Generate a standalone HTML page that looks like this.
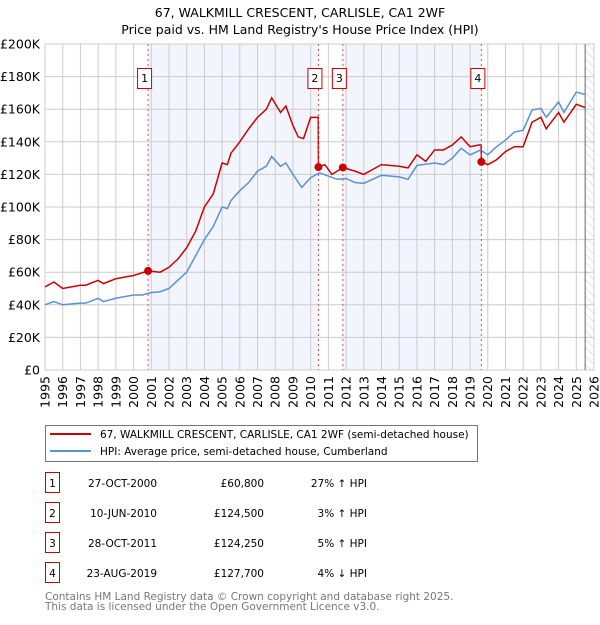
<!DOCTYPE html>
<html><head><meta charset="utf-8"><style>
body{margin:0;background:#fff;font-family:"Liberation Sans","DejaVu Sans",sans-serif;}
svg text{font-family:"DejaVu Sans","Liberation Sans",sans-serif;}
</style></head><body>
<svg id="chart" width="600" height="620" xmlns="http://www.w3.org/2000/svg">
<defs><pattern id="hatch" width="6" height="6" patternUnits="userSpaceOnUse" patternTransform="rotate(-45)"><line x1="0" y1="0" x2="0" y2="6" stroke="#ccc" stroke-width="1"/></pattern></defs>
<text x="300" y="17" text-anchor="middle" font-size="12.5">67, WALKMILL CRESCENT, CARLISLE, CA1 2WF</text>
<text x="300" y="34" text-anchor="middle" font-size="12.5">Price paid vs. HM Land Registry's House Price Index (HPI)</text>
<g id="shade"></g><g id="grid"></g><g id="ticks"></g><g id="lines"></g><g id="marks"></g>
<rect x="45.5" y="425.5" width="432" height="36" fill="#fff" stroke="#777"/>
<line x1="50" y1="434" x2="91" y2="434" stroke="#cc0000" stroke-width="2"/>
<text x="100" y="438" font-size="10.5">67, WALKMILL CRESCENT, CARLISLE, CA1 2WF (semi-detached house)</text>
<line x1="50" y1="451" x2="91" y2="451" stroke="#5b8fd6" stroke-width="2"/>
<text x="100" y="455" font-size="10.5">HPI: Average price, semi-detached house, Cumberland</text>
<g id="table" font-size="10.5"></g>
<text x="45" y="600" font-size="10.5" fill="#777">Contains HM Land Registry data © Crown copyright and database right 2025.</text>
<text x="45" y="610" font-size="10.5" fill="#777">This data is licensed under the Open Government Licence v3.0.</text>
</svg>
<script>
const yTicks=[0,20000,40000,60000,80000,100000,120000,140000,160000,180000,200000];
const yTickLabels=["£0","£20K","£40K","£60K","£80K","£100K","£120K","£140K","£160K","£180K","£200K"];
const xYears=[1995,1996,1997,1998,1999,2000,2001,2002,2003,2004,2005,2006,2007,2008,2009,2010,2011,2012,2013,2014,2015,2016,2017,2018,2019,2020,2021,2022,2023,2024,2025,2026];
const hpiT=[1995,1995.5,1996,1997,1997.3,1998,1998.3,1999,2000,2000.5,2001,2001.5,2002,2002.5,2003,2003.5,2004,2004.5,2005,2005.3,2005.5,2006,2006.5,2007,2007.5,2007.8,2008.3,2008.6,2009,2009.5,2010,2010.5,2011,2011.5,2012,2012.5,2013,2013.5,2014,2015,2015.5,2016,2017,2017.5,2018,2018.5,2019,2019.6,2020,2020.5,2021,2021.5,2022,2022.5,2023,2023.3,2024,2024.3,2025,2025.5];
const hpiV=[40000,42000,40000,41000,41000,44000,42000,44000,46000,46000,47500,48000,50000,55000,60000,70000,80000,88000,100000,99000,104000,110000,115000,122000,125000,131000,125000,127000,120000,112000,118000,121000,119000,117000,117500,115000,114500,117000,119500,118500,117000,125500,127000,126000,130000,136000,132000,135000,132000,137000,141000,146000,147000,159500,160500,155000,164500,158000,170500,169000];
const ppT=[1995,1995.5,1996,1997,1997.3,1998,1998.3,1999,2000,2000.82,2001.5,2002,2002.5,2003,2003.5,2004,2004.5,2005,2005.3,2005.5,2006,2006.5,2007,2007.5,2007.8,2008.3,2008.6,2009,2009.3,2009.6,2010,2010.43,2010.44,2010.8,2011.2,2011.5,2011.82,2012.5,2013,2013.5,2014,2015,2015.5,2016,2016.5,2017,2017.5,2018,2018.5,2019,2019.5,2019.63,2019.64,2020,2020.5,2021,2021.5,2022,2022.5,2023,2023.3,2024,2024.3,2025,2025.5];
const ppV=[51000,54000,50000,52000,52000,55000,53000,56000,58000,60800,60000,63000,68000,75000,85000,100000,108000,127000,126000,133000,140000,148000,155000,160000,167000,158000,162000,150000,143000,142000,155000,155000,124500,126000,120000,122000,124250,122000,120000,123000,126000,125000,124000,132000,128000,135000,135000,138000,143000,137000,138000,138000,127700,126000,129000,134000,137000,137000,152000,155000,148000,158000,152000,163000,161000];
const saleT=[2000.82,2010.44,2011.82,2019.64];
const saleV=[60800,124500,124250,127700];
const saleLabels=["1","2","3","4"];
const saleDates=["27-OCT-2000","10-JUN-2010","28-OCT-2011","23-AUG-2019"];
const salePrices=["£60,800","£124,500","£124,250","£127,700"];
const saleHpi=["27% ↑ HPI","3% ↑ HPI","5% ↑ HPI","4% ↓ HPI"];
const NS="http://www.w3.org/2000/svg";
const X0=45,X1=594,Y0=370,Y1=44;
const x=t=>X0+(t-1995)/(2026-1995)*(X1-X0);
const y=v=>Y0-v/200000*(Y0-Y1);
function mk(tag,at,parent){const e=document.createElementNS(NS,tag);for(const k in at)e.setAttribute(k,at[k]);document.getElementById(parent).appendChild(e);return e;}
for(let i=0;i<saleT.length-1;i+=2){const r=mk('rect',{x:x(saleT[i]),y:Y1,width:x(saleT[i+1])-x(saleT[i]),height:Y0-Y1,fill:'#eef2fc',opacity:0.75},'shade');

}
const hz=mk('rect',{x:x(2025.5),y:Y1,width:X1-x(2025.5),height:Y0-Y1,fill:'url(#hatch)'},'shade');


yTicks.forEach((v,i)=>{mk('line',{x1:X0,x2:X1,y1:y(v),y2:y(v),stroke:'#ccc'},'grid');
const t=mk('text',{x:40,y:y(v)+4.5,'text-anchor':'end','font-size':12.5},'ticks');t.textContent=yTickLabels[i];

});
xYears.forEach(yr=>{mk('line',{x1:x(yr),x2:x(yr),y1:Y1,y2:Y0,stroke:'#ccc'},'grid');
const t=mk('text',{x:0,y:0,'text-anchor':'end','font-size':12.5,transform:`translate(${x(yr)+4.5},376) rotate(-90)`},'ticks');t.textContent=yr;

});
mk('line',{x1:x(2025.5),x2:x(2025.5),y1:Y1,y2:Y0,stroke:'#666'},'grid');
const hp=mk('polyline',{points:hpiT.map((t,i)=>x(t)+','+y(hpiV[i])).join(' '),fill:'none',stroke:'#5b8fd6','stroke-width':1.5},'lines');


const pp=mk('polyline',{points:ppT.map((t,i)=>x(t)+','+y(ppV[i])).join(' '),fill:'none',stroke:'#cc0000','stroke-width':1.5},'lines');


saleT.forEach((t,i)=>{
const l=mk('line',{x1:x(t),x2:x(t),y1:Y1,y2:Y0,stroke:'#e05050','stroke-dasharray':'2,3'},'marks');


const c=mk('circle',{cx:x(t),cy:y(saleV[i]),r:4,fill:'#cc0000'},'marks');


const b=mk('rect',{x:x(t)-10.5,y:68.5,width:14,height:20,fill:'#fff',stroke:'#cc0000'},'marks');


const bt=mk('text',{x:x(t)-3.5,y:82,'text-anchor':'middle','font-size':11},'marks');bt.textContent=saleLabels[i];
const ty=483+30*i;
const tb=mk('rect',{x:45.5,y:ty-10.5,width:14,height:20,fill:'#fff',stroke:'#cc0000'},'table');


const cols=[[52.5,'middle',saleLabels[i]],[157,'end',saleDates[i]],[264,'end',salePrices[i]],[367,'end',saleHpi[i]]];
cols.forEach(([cx,a,s])=>{const tt=mk('text',{x:cx,y:ty+4,'text-anchor':a},'table');tt.textContent=s;

});
});
</script>
</body></html>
::::::
## Short task
Write out the listing word for word, omitting the pictures it holds.

## Answer to the exercise
Generate a standalone HTML page that looks like this.
<!DOCTYPE html>
<html><head><meta charset="utf-8"><style>
body{margin:0;background:#fff;font-family:"Liberation Sans","DejaVu Sans",sans-serif;}
svg text{font-family:"DejaVu Sans","Liberation Sans",sans-serif;}
</style></head><body>
<svg id="chart" width="600" height="620" xmlns="http://www.w3.org/2000/svg">
<defs><pattern id="hatch" width="6" height="6" patternUnits="userSpaceOnUse" patternTransform="rotate(-45)"><line x1="0" y1="0" x2="0" y2="6" stroke="#ccc" stroke-width="1"/></pattern></defs>
<text x="300" y="17" text-anchor="middle" font-size="12.5">67, WALKMILL CRESCENT, CARLISLE, CA1 2WF</text>
<text x="300" y="34" text-anchor="middle" font-size="12.5">Price paid vs. HM Land Registry's House Price Index (HPI)</text>
<g id="shade"></g><g id="grid"></g><g id="ticks"></g><g id="lines"></g><g id="marks"></g>
<rect x="45.5" y="425.5" width="432" height="36" fill="#fff" stroke="#777"/>
<line x1="50" y1="434" x2="91" y2="434" stroke="#cc0000" stroke-width="2"/>
<text x="100" y="438" font-size="10.5">67, WALKMILL CRESCENT, CARLISLE, CA1 2WF (semi-detached house)</text>
<line x1="50" y1="451" x2="91" y2="451" stroke="#5b8fd6" stroke-width="2"/>
<text x="100" y="455" font-size="10.5">HPI: Average price, semi-detached house, Cumberland</text>
<g id="table" font-size="10.5"></g>
<text x="45" y="600" font-size="10.5" fill="#777">Contains HM Land Registry data © Crown copyright and database right 2025.</text>
<text x="45" y="610" font-size="10.5" fill="#777">This data is licensed under the Open Government Licence v3.0.</text>
</svg>
<script>
const yTicks=[0,20000,40000,60000,80000,100000,120000,140000,160000,180000,200000];
const yTickLabels=["£0","£20K","£40K","£60K","£80K","£100K","£120K","£140K","£160K","£180K","£200K"];
const xYears=[1995,1996,1997,1998,1999,2000,2001,2002,2003,2004,2005,2006,2007,2008,2009,2010,2011,2012,2013,2014,2015,2016,2017,2018,2019,2020,2021,2022,2023,2024,2025,2026];
const hpiT=[1995,1995.5,1996,1997,1997.3,1998,1998.3,1999,2000,2000.5,2001,2001.5,2002,2002.5,2003,2003.5,2004,2004.5,2005,2005.3,2005.5,2006,2006.5,2007,2007.5,2007.8,2008.3,2008.6,2009,2009.5,2010,2010.5,2011,2011.5,2012,2012.5,2013,2013.5,2014,2015,2015.5,2016,2017,2017.5,2018,2018.5,2019,2019.6,2020,2020.5,2021,2021.5,2022,2022.5,2023,2023.3,2024,2024.3,2025,2025.5];
const hpiV=[40000,42000,40000,41000,41000,44000,42000,44000,46000,46000,47500,48000,50000,55000,60000,70000,80000,88000,100000,99000,104000,110000,115000,122000,125000,131000,125000,127000,120000,112000,118000,121000,119000,117000,117500,115000,114500,117000,119500,118500,117000,125500,127000,126000,130000,136000,132000,135000,132000,137000,141000,146000,147000,159500,160500,155000,164500,158000,170500,169000];
const ppT=[1995,1995.5,1996,1997,1997.3,1998,1998.3,1999,2000,2000.82,2001.5,2002,2002.5,2003,2003.5,2004,2004.5,2005,2005.3,2005.5,2006,2006.5,2007,2007.5,2007.8,2008.3,2008.6,2009,2009.3,2009.6,2010,2010.43,2010.44,2010.8,2011.2,2011.5,2011.82,2012.5,2013,2013.5,2014,2015,2015.5,2016,2016.5,2017,2017.5,2018,2018.5,2019,2019.5,2019.63,2019.64,2020,2020.5,2021,2021.5,2022,2022.5,2023,2023.3,2024,2024.3,2025,2025.5];
const ppV=[51000,54000,50000,52000,52000,55000,53000,56000,58000,60800,60000,63000,68000,75000,85000,100000,108000,127000,126000,133000,140000,148000,155000,160000,167000,158000,162000,150000,143000,142000,155000,155000,124500,126000,120000,122000,124250,122000,120000,123000,126000,125000,124000,132000,128000,135000,135000,138000,143000,137000,138000,138000,127700,126000,129000,134000,137000,137000,152000,155000,148000,158000,152000,163000,161000];
const saleT=[2000.82,2010.44,2011.82,2019.64];
const saleV=[60800,124500,124250,127700];
const saleLabels=["1","2","3","4"];
const saleDates=["27-OCT-2000","10-JUN-2010","28-OCT-2011","23-AUG-2019"];
const salePrices=["£60,800","£124,500","£124,250","£127,700"];
const saleHpi=["27% ↑ HPI","3% ↑ HPI","5% ↑ HPI","4% ↓ HPI"];
const NS="http://www.w3.org/2000/svg";
const X0=45,X1=594,Y0=370,Y1=44;
const x=t=>X0+(t-1995)/(2026-1995)*(X1-X0);
const y=v=>Y0-v/200000*(Y0-Y1);
function mk(tag,at,parent){const e=document.createElementNS(NS,tag);for(const k in at)e.setAttribute(k,at[k]);document.getElementById(parent).appendChild(e);return e;}
for(let i=0;i<saleT.length-1;i+=2){const r=mk('rect',{x:x(saleT[i]),y:Y1,width:x(saleT[i+1])-x(saleT[i]),height:Y0-Y1,fill:'#eef2fc',opacity:0.75},'shade');

}
const hz=mk('rect',{x:x(2025.5),y:Y1,width:X1-x(2025.5),height:Y0-Y1,fill:'url(#hatch)'},'shade');


yTicks.forEach((v,i)=>{mk('line',{x1:X0,x2:X1,y1:y(v),y2:y(v),stroke:'#ccc'},'grid');
const t=mk('text',{x:40,y:y(v)+4.5,'text-anchor':'end','font-size':12.5},'ticks');t.textContent=yTickLabels[i];

});
xYears.forEach(yr=>{mk('line',{x1:x(yr),x2:x(yr),y1:Y1,y2:Y0,stroke:'#ccc'},'grid');
const t=mk('text',{x:0,y:0,'text-anchor':'end','font-size':12.5,transform:`translate(${x(yr)+4.5},376) rotate(-90)`},'ticks');t.textContent=yr;

});
mk('line',{x1:x(2025.5),x2:x(2025.5),y1:Y1,y2:Y0,stroke:'#666'},'grid');
const hp=mk('polyline',{points:hpiT.map((t,i)=>x(t)+','+y(hpiV[i])).join(' '),fill:'none',stroke:'#5b8fd6','stroke-width':1.5},'lines');


const pp=mk('polyline',{points:ppT.map((t,i)=>x(t)+','+y(ppV[i])).join(' '),fill:'none',stroke:'#cc0000','stroke-width':1.5},'lines');


saleT.forEach((t,i)=>{
const l=mk('line',{x1:x(t),x2:x(t),y1:Y1,y2:Y0,stroke:'#e05050','stroke-dasharray':'2,3'},'marks');


const c=mk('circle',{cx:x(t),cy:y(saleV[i]),r:4,fill:'#cc0000'},'marks');


const b=mk('rect',{x:x(t)-10.5,y:68.5,width:14,height:20,fill:'#fff',stroke:'#cc0000'},'marks');


const bt=mk('text',{x:x(t)-3.5,y:82,'text-anchor':'middle','font-size':11},'marks');bt.textContent=saleLabels[i];
const ty=483+30*i;
const tb=mk('rect',{x:45.5,y:ty-10.5,width:14,height:20,fill:'#fff',stroke:'#cc0000'},'table');


const cols=[[52.5,'middle',saleLabels[i]],[157,'end',saleDates[i]],[264,'end',salePrices[i]],[367,'end',saleHpi[i]]];
cols.forEach(([cx,a,s])=>{const tt=mk('text',{x:cx,y:ty+4,'text-anchor':a},'table');tt.textContent=s;

});
});
</script>
</body></html>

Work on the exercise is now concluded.